(EXERCISE GOAL): Print the material below exactly as it stands, please, from its first line to the line holding "text: 'Current Density", with no pictures.
BEGIN GIVEN INFORMATION
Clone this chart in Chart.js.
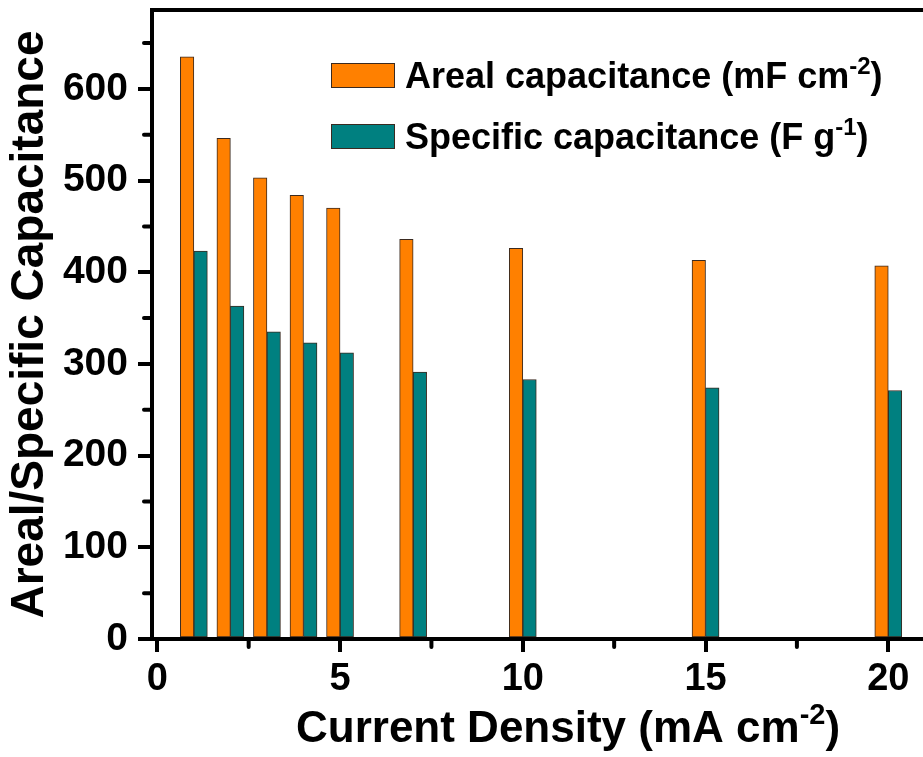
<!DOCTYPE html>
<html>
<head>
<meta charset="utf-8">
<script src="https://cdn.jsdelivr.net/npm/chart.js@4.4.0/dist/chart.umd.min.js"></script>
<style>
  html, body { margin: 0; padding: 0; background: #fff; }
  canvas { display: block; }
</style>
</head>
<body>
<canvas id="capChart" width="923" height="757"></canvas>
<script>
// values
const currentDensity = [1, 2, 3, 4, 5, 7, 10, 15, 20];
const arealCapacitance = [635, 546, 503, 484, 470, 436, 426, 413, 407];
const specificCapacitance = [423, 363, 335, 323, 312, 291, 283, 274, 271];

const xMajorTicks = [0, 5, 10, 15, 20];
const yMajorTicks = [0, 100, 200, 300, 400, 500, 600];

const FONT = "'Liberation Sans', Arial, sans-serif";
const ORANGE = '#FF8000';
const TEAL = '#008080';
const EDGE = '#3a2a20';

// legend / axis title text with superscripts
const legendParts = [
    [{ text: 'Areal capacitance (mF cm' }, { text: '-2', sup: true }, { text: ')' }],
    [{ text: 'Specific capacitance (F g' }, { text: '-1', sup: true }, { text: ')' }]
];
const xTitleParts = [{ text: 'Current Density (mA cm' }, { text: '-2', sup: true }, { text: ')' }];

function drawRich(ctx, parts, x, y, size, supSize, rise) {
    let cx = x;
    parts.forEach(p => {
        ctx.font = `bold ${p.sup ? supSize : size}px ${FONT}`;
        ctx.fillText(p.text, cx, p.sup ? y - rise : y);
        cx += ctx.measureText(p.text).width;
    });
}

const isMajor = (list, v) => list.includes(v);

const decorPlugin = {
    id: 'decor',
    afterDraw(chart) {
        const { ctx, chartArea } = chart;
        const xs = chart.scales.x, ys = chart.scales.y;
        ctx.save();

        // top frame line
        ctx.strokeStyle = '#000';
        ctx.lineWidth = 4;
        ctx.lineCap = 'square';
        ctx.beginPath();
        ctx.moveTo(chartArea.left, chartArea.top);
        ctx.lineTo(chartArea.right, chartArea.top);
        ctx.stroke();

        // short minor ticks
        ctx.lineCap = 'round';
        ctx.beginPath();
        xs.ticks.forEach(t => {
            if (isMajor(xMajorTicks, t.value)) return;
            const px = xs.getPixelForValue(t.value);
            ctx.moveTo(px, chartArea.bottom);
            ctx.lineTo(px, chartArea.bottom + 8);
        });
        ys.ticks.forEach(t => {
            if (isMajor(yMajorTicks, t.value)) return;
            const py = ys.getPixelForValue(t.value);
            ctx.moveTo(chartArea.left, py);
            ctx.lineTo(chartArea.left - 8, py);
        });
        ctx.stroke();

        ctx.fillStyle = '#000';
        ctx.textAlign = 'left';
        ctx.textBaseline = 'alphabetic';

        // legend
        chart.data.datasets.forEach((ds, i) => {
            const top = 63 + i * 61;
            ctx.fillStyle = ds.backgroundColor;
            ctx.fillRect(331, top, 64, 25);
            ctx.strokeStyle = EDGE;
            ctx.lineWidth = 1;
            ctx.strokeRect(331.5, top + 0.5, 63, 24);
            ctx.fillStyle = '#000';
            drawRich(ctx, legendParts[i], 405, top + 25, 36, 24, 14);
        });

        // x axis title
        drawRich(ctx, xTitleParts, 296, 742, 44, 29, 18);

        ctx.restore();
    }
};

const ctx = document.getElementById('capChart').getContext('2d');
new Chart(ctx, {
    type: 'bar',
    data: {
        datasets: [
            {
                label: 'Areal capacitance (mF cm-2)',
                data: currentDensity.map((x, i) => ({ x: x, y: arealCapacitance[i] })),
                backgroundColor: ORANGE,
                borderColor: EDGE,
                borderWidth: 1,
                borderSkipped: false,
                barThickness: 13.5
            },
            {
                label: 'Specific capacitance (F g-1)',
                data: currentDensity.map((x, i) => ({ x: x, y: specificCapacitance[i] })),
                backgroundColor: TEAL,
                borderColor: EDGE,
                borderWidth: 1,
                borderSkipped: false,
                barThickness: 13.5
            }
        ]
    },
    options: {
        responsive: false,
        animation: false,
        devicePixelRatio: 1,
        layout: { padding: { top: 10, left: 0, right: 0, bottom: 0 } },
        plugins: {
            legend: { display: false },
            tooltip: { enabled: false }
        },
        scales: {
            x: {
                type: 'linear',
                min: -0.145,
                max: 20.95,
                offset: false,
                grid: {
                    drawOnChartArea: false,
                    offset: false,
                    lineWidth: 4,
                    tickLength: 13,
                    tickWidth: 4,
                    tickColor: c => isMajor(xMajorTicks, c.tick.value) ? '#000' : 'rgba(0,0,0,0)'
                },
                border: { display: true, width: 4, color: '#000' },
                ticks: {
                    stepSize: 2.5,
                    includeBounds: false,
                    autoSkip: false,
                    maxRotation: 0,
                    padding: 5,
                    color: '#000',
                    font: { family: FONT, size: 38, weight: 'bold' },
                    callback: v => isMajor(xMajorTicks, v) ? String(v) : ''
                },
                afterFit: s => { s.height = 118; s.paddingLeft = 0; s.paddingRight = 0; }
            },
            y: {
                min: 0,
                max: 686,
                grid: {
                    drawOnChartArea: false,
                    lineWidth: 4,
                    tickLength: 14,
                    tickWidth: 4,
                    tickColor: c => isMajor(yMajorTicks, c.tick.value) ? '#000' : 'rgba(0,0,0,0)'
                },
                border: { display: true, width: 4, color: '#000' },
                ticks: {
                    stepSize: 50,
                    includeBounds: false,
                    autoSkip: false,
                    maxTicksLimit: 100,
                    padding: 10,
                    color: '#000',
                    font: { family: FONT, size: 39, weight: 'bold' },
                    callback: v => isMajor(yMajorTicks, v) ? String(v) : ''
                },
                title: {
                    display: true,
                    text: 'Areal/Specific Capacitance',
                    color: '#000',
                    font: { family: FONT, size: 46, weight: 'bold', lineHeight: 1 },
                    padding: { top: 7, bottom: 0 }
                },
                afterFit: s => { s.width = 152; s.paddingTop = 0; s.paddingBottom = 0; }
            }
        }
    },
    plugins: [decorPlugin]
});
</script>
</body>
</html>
END GIVEN INFORMATION
(COMPLETE ANSWER):
Clone this chart in Chart.js.
<!DOCTYPE html>
<html>
<head>
<meta charset="utf-8">
<script src="https://cdn.jsdelivr.net/npm/chart.js@4.4.0/dist/chart.umd.min.js"></script>
<style>
  html, body { margin: 0; padding: 0; background: #fff; }
  canvas { display: block; }
</style>
</head>
<body>
<canvas id="capChart" width="923" height="757"></canvas>
<script>
// values
const currentDensity = [1, 2, 3, 4, 5, 7, 10, 15, 20];
const arealCapacitance = [635, 546, 503, 484, 470, 436, 426, 413, 407];
const specificCapacitance = [423, 363, 335, 323, 312, 291, 283, 274, 271];

const xMajorTicks = [0, 5, 10, 15, 20];
const yMajorTicks = [0, 100, 200, 300, 400, 500, 600];

const FONT = "'Liberation Sans', Arial, sans-serif";
const ORANGE = '#FF8000';
const TEAL = '#008080';
const EDGE = '#3a2a20';

// legend / axis title text with superscripts
const legendParts = [
    [{ text: 'Areal capacitance (mF cm' }, { text: '-2', sup: true }, { text: ')' }],
    [{ text: 'Specific capacitance (F g' }, { text: '-1', sup: true }, { text: ')' }]
];
const xTitleParts = [{ text: 'Current Density (mA cm' }, { text: '-2', sup: true }, { text: ')' }];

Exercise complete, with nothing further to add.